- Provided data:
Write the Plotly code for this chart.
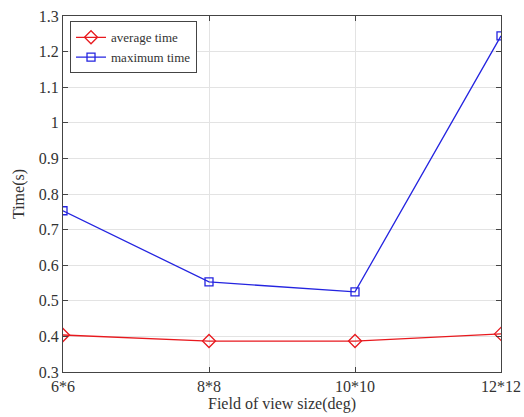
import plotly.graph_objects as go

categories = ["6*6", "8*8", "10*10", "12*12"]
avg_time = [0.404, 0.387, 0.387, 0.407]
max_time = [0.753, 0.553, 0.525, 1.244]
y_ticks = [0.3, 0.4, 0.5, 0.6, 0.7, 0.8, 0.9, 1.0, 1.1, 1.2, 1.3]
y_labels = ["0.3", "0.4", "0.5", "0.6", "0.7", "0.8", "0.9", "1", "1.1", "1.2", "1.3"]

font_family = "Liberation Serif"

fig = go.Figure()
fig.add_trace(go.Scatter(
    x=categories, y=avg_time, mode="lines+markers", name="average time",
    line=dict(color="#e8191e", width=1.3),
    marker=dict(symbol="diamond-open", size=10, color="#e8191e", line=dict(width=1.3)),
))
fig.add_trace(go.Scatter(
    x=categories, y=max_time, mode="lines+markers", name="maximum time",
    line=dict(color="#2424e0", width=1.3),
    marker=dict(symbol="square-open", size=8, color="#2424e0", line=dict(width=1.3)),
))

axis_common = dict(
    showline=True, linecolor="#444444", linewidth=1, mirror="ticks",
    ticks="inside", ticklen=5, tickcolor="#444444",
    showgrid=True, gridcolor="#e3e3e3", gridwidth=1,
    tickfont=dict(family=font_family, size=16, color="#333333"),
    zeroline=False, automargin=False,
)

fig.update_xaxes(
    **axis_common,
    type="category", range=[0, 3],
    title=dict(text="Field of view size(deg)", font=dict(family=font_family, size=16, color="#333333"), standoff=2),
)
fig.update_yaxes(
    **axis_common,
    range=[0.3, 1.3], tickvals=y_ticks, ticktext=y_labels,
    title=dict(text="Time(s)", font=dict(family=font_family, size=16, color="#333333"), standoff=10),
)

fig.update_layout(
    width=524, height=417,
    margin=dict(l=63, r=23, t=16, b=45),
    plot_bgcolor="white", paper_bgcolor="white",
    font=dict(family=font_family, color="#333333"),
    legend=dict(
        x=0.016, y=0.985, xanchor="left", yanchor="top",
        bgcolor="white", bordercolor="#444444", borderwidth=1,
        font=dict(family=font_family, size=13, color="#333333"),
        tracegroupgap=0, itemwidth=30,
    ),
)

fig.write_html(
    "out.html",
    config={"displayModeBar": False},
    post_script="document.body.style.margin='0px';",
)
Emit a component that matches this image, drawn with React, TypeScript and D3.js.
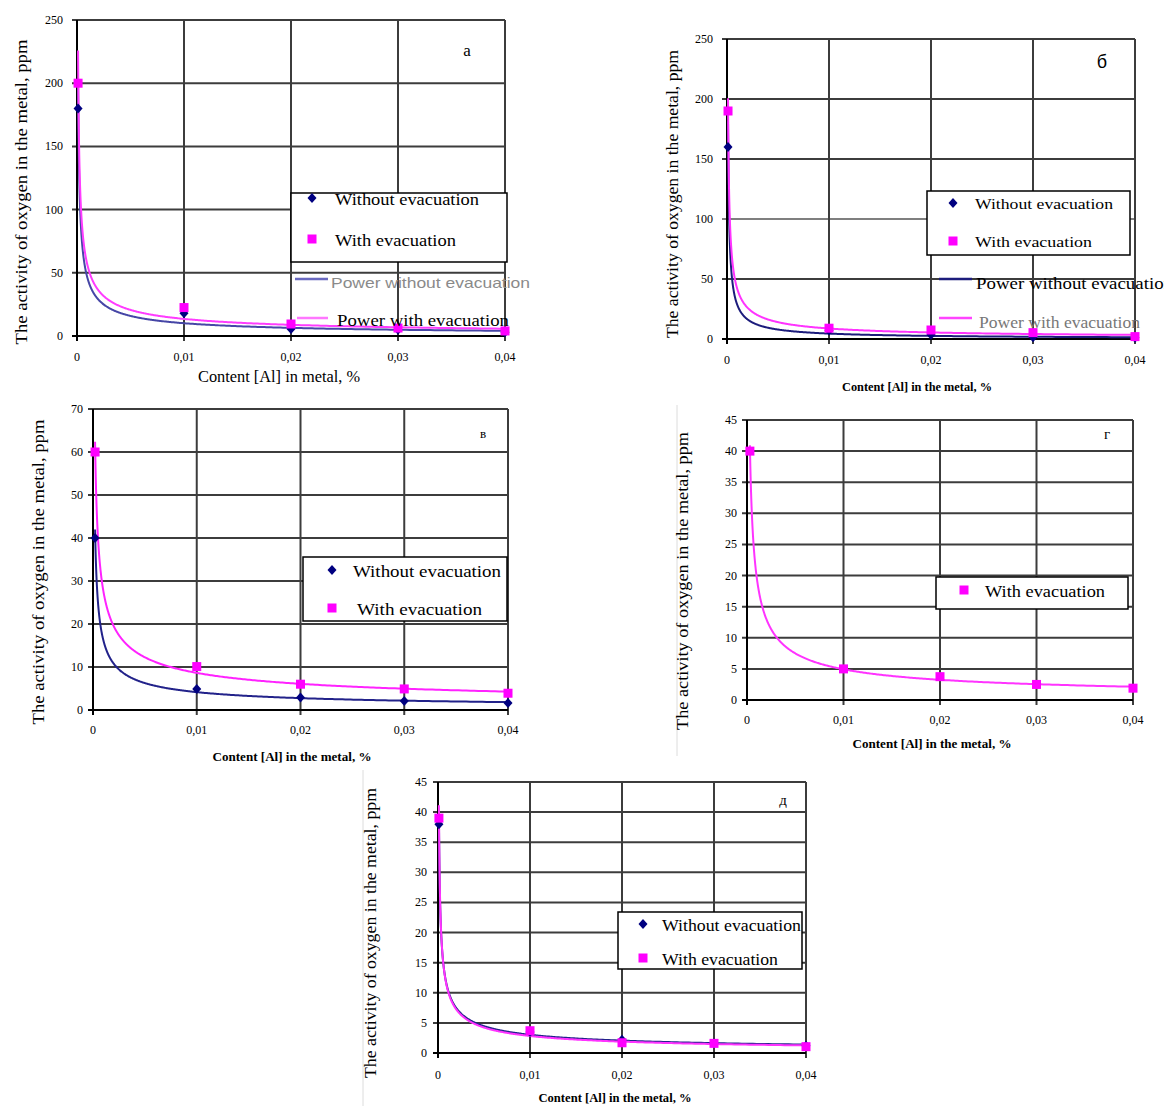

- Work to complete: Quote, please, every line of the material above from its start through the line that has "import plotly.graph_objects as go", reproducing the words exactly and dropping any images.

- Task result:
Write the Plotly code for this chart.
import plotly.graph_objects as go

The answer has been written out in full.